DO THIS: Find, in the records below, the line that contains "Reproduce this chart with matplotlib." and the line that contains "plt.rcParams['font.family'] = ['Lato', 'DejaVu". Copy those two lines and everything between them exactly, but not the pictures.

[Saved entries]
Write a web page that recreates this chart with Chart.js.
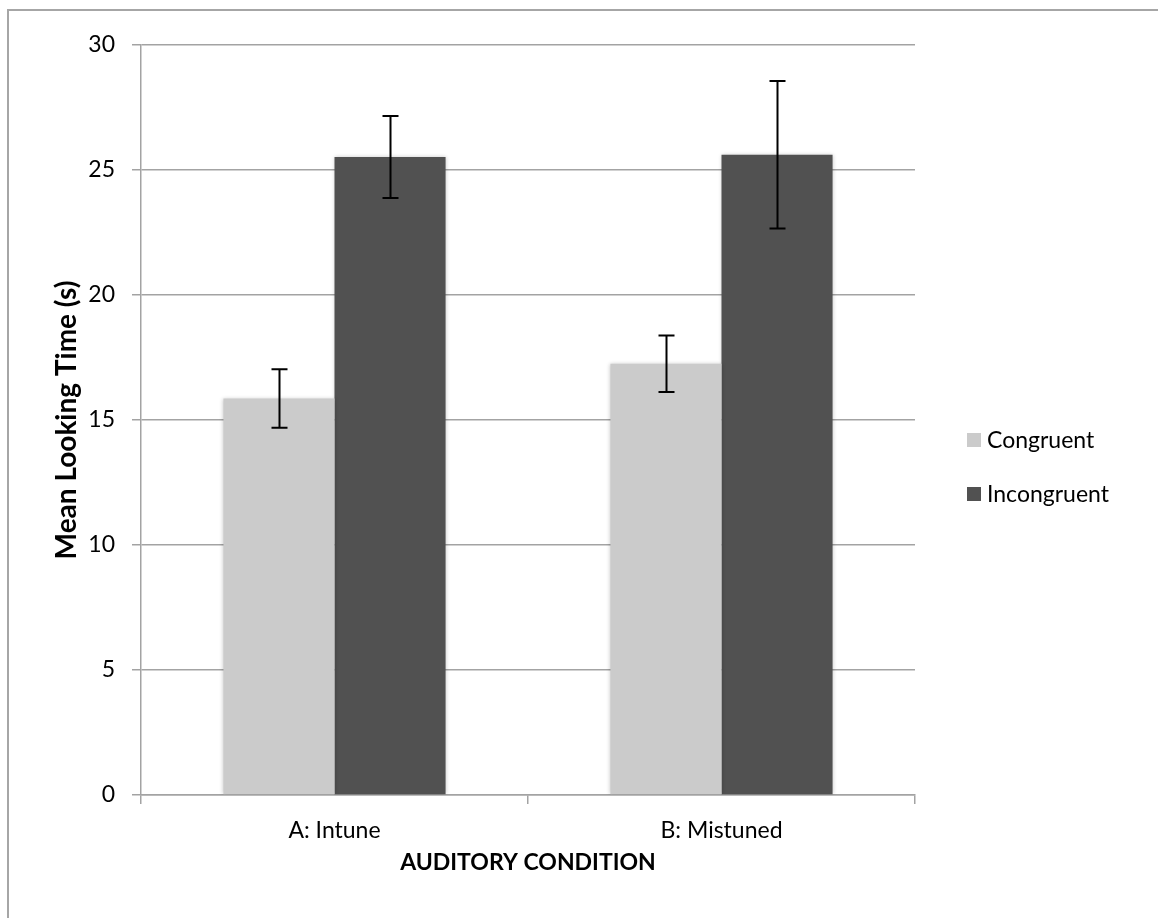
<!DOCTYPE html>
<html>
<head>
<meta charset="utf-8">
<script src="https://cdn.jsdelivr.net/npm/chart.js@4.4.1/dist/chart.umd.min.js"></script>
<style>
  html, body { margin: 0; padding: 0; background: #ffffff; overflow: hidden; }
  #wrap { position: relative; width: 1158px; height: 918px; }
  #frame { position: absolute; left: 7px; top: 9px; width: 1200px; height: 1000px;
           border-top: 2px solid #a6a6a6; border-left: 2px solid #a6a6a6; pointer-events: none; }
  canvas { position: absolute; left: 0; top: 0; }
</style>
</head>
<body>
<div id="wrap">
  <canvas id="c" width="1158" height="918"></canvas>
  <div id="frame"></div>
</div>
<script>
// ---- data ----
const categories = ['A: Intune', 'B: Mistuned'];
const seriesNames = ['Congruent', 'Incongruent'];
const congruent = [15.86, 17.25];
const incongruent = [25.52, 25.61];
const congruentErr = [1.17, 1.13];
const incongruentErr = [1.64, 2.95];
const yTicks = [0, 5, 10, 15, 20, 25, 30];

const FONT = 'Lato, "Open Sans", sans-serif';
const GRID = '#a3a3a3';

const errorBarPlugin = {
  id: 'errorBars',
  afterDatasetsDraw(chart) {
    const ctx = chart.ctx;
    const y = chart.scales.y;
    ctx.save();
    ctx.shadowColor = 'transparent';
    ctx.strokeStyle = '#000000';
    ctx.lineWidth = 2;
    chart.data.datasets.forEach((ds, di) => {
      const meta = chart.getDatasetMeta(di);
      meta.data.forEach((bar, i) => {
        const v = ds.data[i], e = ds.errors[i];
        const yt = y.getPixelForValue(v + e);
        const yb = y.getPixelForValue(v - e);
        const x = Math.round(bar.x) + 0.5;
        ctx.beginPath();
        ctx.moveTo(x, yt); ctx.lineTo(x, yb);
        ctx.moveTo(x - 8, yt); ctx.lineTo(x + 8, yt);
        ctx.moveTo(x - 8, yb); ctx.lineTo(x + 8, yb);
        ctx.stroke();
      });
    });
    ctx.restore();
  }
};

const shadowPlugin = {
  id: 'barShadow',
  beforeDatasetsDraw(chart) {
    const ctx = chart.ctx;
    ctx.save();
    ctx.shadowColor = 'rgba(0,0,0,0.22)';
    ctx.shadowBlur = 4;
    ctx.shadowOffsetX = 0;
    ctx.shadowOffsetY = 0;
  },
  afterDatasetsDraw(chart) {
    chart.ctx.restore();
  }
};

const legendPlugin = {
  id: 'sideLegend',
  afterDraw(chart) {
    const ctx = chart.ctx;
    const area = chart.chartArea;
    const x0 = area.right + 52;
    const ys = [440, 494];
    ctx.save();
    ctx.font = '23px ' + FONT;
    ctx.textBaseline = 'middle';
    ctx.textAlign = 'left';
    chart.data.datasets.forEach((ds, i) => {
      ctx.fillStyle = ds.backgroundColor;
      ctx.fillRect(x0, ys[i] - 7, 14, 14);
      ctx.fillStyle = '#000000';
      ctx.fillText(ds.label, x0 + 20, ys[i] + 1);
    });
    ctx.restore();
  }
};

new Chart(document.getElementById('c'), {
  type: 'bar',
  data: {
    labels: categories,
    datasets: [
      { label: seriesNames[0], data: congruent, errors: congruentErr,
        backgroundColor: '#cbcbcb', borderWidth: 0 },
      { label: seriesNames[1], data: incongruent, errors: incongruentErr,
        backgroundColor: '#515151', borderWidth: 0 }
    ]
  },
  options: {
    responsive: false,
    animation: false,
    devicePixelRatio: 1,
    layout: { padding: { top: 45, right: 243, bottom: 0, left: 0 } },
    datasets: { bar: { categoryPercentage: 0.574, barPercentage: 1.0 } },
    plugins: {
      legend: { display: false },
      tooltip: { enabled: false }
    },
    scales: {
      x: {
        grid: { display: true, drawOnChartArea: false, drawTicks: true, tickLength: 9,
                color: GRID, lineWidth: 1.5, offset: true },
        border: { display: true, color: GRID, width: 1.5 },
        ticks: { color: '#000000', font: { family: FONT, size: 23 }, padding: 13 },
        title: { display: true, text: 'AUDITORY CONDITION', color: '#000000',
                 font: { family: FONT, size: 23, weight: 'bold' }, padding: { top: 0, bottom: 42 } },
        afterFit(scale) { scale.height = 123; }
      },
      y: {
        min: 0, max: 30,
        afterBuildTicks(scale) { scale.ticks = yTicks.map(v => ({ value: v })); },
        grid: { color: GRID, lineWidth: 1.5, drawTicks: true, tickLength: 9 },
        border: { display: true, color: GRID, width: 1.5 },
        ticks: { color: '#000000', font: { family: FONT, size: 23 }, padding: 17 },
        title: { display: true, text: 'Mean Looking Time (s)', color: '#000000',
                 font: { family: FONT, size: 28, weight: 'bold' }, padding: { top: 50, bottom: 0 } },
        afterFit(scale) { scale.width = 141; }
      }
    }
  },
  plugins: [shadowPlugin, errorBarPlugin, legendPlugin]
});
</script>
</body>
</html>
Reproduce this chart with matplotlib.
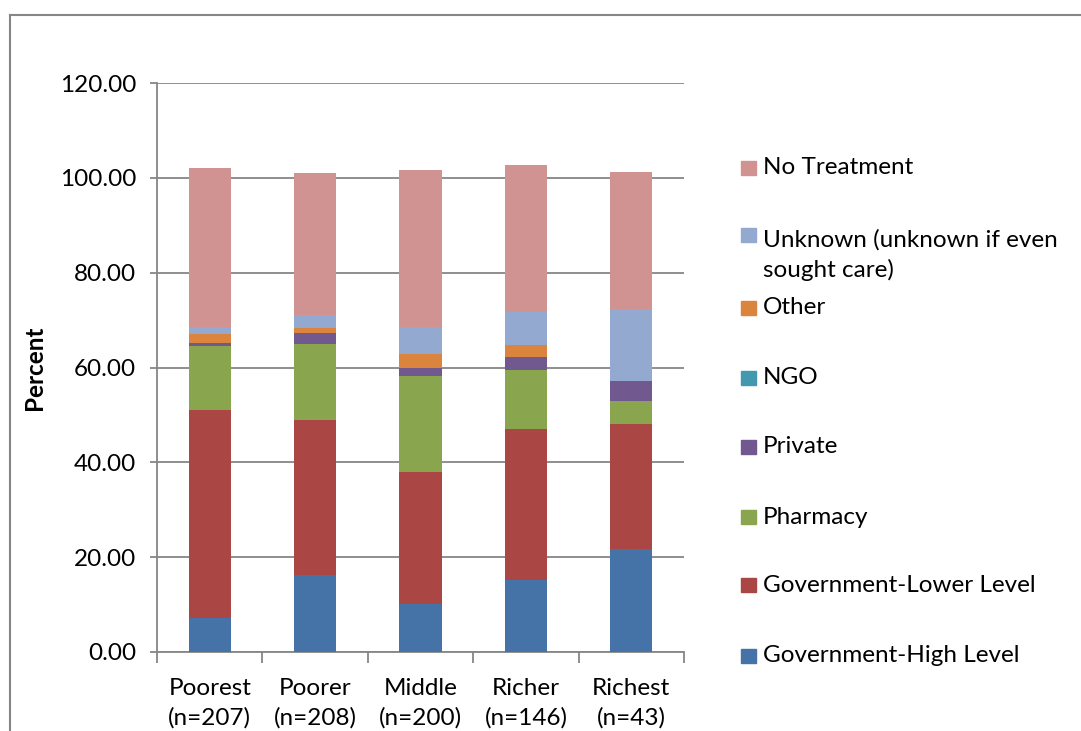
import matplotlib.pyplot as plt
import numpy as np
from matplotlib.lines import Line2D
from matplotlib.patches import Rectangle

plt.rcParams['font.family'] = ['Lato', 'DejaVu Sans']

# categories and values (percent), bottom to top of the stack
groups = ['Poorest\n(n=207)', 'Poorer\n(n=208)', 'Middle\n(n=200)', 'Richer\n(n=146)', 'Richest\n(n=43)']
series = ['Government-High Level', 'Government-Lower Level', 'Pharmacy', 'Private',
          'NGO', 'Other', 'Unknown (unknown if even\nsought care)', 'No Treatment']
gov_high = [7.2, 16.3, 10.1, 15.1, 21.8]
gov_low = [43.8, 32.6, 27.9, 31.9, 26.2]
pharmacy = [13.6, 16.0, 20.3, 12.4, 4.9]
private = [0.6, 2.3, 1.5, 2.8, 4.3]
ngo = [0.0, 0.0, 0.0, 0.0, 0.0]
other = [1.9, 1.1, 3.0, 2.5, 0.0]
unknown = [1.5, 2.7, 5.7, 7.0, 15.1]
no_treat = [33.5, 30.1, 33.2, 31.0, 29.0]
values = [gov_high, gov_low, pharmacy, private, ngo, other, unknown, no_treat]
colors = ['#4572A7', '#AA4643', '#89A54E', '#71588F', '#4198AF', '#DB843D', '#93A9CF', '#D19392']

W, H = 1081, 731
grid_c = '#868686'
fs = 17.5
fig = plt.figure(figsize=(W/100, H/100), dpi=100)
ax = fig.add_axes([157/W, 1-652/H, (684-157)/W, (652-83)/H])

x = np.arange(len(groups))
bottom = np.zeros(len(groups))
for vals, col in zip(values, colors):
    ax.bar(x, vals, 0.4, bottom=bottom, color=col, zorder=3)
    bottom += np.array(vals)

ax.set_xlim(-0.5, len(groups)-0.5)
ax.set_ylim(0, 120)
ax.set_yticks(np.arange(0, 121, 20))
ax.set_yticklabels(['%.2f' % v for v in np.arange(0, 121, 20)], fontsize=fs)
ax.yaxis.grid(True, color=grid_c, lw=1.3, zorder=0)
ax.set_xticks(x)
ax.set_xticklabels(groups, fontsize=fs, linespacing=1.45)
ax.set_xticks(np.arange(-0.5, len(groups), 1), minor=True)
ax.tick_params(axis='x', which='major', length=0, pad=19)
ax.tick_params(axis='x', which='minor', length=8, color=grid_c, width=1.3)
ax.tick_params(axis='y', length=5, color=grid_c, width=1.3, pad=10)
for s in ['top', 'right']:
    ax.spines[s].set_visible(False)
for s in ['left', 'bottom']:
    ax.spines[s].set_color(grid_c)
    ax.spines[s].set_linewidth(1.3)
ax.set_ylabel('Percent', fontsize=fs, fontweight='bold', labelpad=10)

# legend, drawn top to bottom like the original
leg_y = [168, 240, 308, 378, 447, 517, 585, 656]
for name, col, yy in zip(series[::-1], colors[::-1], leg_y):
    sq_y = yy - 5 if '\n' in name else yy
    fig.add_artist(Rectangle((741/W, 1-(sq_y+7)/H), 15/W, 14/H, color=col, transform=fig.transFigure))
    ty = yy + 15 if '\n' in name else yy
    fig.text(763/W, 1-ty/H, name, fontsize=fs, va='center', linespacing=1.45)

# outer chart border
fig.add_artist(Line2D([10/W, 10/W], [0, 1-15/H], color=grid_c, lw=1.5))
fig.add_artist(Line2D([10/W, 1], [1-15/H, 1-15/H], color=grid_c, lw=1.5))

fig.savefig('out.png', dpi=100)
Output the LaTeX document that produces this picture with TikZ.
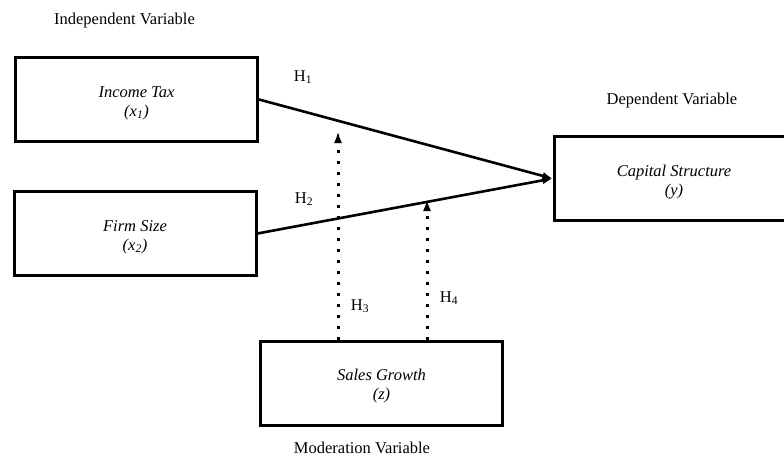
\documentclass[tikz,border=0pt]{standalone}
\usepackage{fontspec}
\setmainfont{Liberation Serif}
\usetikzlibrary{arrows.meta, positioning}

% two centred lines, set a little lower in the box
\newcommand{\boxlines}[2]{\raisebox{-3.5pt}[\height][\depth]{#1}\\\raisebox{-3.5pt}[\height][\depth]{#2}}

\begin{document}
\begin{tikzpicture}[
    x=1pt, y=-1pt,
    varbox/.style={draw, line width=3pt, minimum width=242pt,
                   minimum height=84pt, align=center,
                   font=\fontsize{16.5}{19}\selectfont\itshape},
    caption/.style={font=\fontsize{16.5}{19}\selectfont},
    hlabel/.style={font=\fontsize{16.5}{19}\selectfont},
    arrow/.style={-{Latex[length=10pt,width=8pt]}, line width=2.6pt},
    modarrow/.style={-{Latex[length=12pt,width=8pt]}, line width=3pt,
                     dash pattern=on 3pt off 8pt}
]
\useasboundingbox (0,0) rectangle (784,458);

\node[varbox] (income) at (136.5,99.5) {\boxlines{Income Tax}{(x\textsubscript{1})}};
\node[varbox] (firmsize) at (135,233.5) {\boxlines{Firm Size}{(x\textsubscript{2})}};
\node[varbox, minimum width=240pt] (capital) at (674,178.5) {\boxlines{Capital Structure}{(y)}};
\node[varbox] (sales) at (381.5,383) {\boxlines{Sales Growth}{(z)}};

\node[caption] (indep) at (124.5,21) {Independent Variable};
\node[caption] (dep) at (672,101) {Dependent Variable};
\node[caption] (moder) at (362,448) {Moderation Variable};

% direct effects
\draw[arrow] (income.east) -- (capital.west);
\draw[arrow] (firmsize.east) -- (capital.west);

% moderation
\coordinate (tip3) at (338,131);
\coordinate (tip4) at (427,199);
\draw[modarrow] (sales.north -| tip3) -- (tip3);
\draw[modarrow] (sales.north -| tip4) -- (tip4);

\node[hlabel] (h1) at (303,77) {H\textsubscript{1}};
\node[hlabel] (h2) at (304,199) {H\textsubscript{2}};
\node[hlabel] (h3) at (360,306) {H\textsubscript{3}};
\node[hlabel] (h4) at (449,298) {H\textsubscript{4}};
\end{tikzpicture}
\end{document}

IN RESPONSE:
Reproduce this chart with matplotlib.
import matplotlib.pyplot as plt
import numpy as np
from matplotlib.lines import Line2D
from matplotlib.patches import Rectangle

plt.rcParams['font.family'] = ['Lato', 'DejaVu Sans']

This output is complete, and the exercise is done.